Автор: Леонид Александровский
«Двенадцатая ночь» остается, безусловно, одной из самых обожаемых публикой комедий Шекспира. У каждого поколения – и у каждого зрителя – есть своя любимая «Двенадцатая ночь». У послевоенного британского зрителя был спектакль Гилгуда, в котором Лоуренс Оливье играл Мальволио, а Вивьен Ли – обоих близнецов, Виолу и Себастьяна. Советская театральная и телеаудитория помирали со смеху от табаковского Мальволио в легендарной постановке «Современника» (режиссером которой был, к слову, англичанин Питер Джеймс). Поколение 90-х прекрасно помнит перенесенную в 19 век киноверсию Тревора Нанна, ну а фундаментальной интерпретацией дня сегодняшнего следует признать постановку «Глобуса», впервые осуществленную в 2002-ом году к 400-летию пьесы.
Глобусовская «Двенадцатая ночь» – одновременно самая традиционалистская и самая радикальная интерпретация комического шедевра. Традиционалистская – потому что «Глобус» поставил себе цель не просто придумать заново и тем самым заочно воспроизвести костюмы, сценографию, музыкальное и танцевальное сопровождение, которые могли обрамлять оригинальную постановку начала 17 века, но и сохранить чисто мужской состав елизаветинского театра. Радикальная – потому что мало кто в наше время, кроме законченных театральных авангардистов и/или архивистов, решится занять в роли Виолы мужчину. Разумеется, ведь в этом случае актеру приходится выполнять двойную задачу – изображать женщину, изображающую мужчину!
В постановке 2002 года роль Оливии сыграл тогдашний художественный руководитель «Глобуса» Марк Райлэнс – универсальный шекспировский протагонист, гений пластического рисунка, переигравший абсолютно всего Барда (трагического, комического, исторического и фантазийного) и известный широкой аудитории благодаря фильмам «Книги Просперо» (1991) Гринуэя, «Институт Бенжамента или Эту мечту люди зовут человеческой жизнью» братьев Куэй, «Интим» (2000) Шеро.
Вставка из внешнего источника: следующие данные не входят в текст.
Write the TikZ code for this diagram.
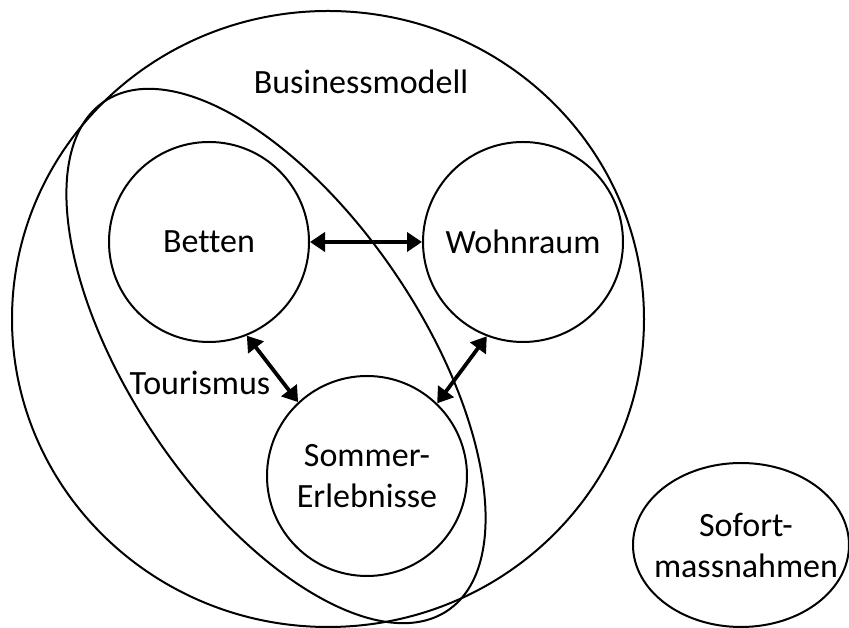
\documentclass[tikz,border=0pt]{standalone}
\usepackage{fontspec}
\setmainfont{Carlito}[Ligatures=NoCommon]
\usetikzlibrary{arrows.meta,shapes.geometric}
\begin{document}
\begin{tikzpicture}[x=1pt,y=1pt,
  outline/.style={draw=black,line width=2pt},
  bubble/.style={outline,circle,minimum size=200pt,inner sep=0pt,align=center,font=\fontsize{34}{41}\selectfont},
  label/.style={font=\fontsize{34}{41}\selectfont,inner sep=0pt,align=center},
  link/.style={line width=3.8pt,{Triangle[length=15pt,width=19pt]}-{Triangle[length=15pt,width=19pt]},shorten <=0pt,shorten >=0pt}]
\useasboundingbox (0,0) rectangle (849,628);
% big circle Businessmodell
\draw[outline] (328,309) ellipse [x radius=316, y radius=308];
% Tourismus ellipse
\draw[outline,rotate around={-56:(276,272)}] (276,272) ellipse [x radius=307, y radius=145];
% nodes
\node[bubble] (betten) at (209,386) {Betten};
\node[bubble] (wohn) at (523,386) {Wohnraum};
\node[bubble] (sommer) at (367,152) {Sommer-\\Erlebnisse};
\node[outline,ellipse,minimum width=216pt,minimum height=164pt,inner sep=0pt] (sofort) at (741,83) {};
\node[label] (sofortlbl) at (746,83) {Sofort-\\massnahmen};
\node[label] (biz) at (361,546) {Businessmodell};
\node[label] (tour) at (200,245) {Tourismus};
% connectors
\draw[link] (betten.east) -- (wohn.west);
\draw[link] (betten.-68) -- (sommer.133);
\draw[link] (wohn.-111) -- (sommer.46);
\end{tikzpicture}
\end{document}
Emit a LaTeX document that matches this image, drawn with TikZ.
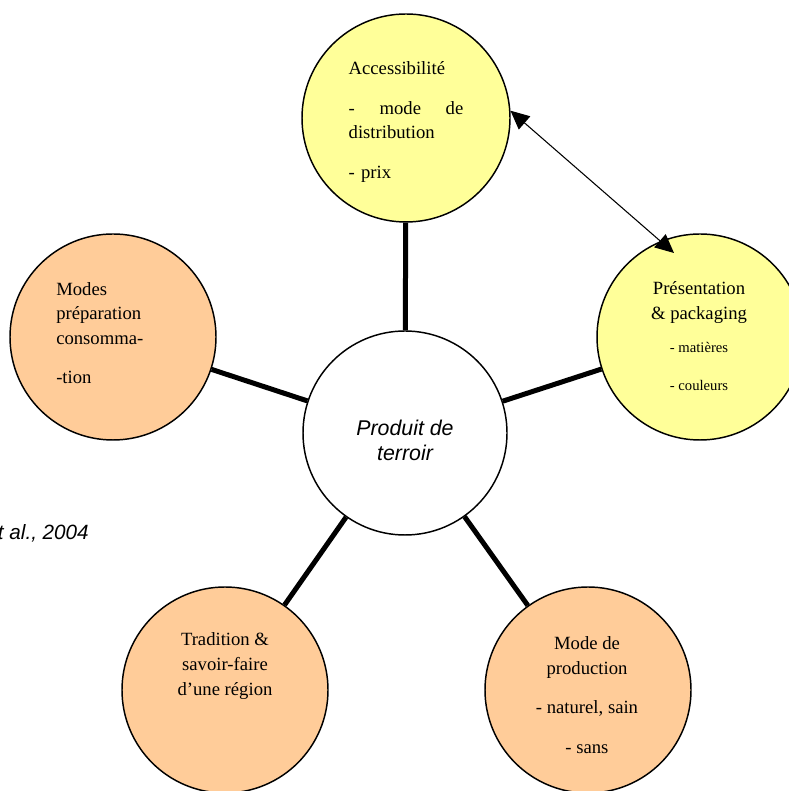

В новой версии Райлэнс возвращается к своему виртуозному перформансу. Его Оливия – смесь хирургически точной пластики кабуки, статичной маски комедии дель арте, грима Клауса Номи и хореографии кружащегося дервиша; триумф почти дадаистического переложения шекспировского текста, то и дело взрывающегося уморительными жеманными заминками, охами-ахами и прочей эмоциональной звукописью.
Изощренной технике Райлэнса противостоит прочувствованная самодеятельность великого Стивена Фрая, впервые вернувшегося на лондонские – и вообще театральные – подмостки через 17 лет после сокрушительного провала своего вест-эндского дебюта в пьесе Саймона Грея «Сокамерники» в 1995-ом (Фрай тогда «вывел себя» из спектакля после третьего представления, сославшись на пресловутый «страх сцены»). Фраевский Мальволио весьма далек от традиционного образа напыщенного дурака; в интерпретации актера-писателя-активиста управляющий Оливии – скорее заплутавший в собственной наивности одинокий старик, поверивший в реальность большого чувства на закате лет. Смешной увалень Фрай пришелся зрителям по душе, как и его понимание комического образа: глобусовская публика сопереживала неурядицам пожилого слуги с куда большим энтузиазмом, чем просто потешалась над ним.
И, тем не менее, несмотря на присутствие театральных и медийных звезд вроде Райлэнса и Фрая, данная постановка «Двенадцатой ночи» замечательна, прежде всего, синергией всех элементов спектакля, где целое гораздо больше суммы солирующих частей. Все работает на общий результат: безупречная режиссура (чего стоит одна только сцена пробуждения чувства Орсино к новому «другу» Цезарио); усилия остальной труппы, в которой выделяется умопомрачительная Мария в исполнении Пола Чахиди; удивительные меланхоличные песни за авторством супруги Райлэнса Клэр ван Кампен. Нет никаких сомнений, что для поколения нулевых и десятых главной «Двенадцатой ночью» навсегда останется спектакль «Глобуса».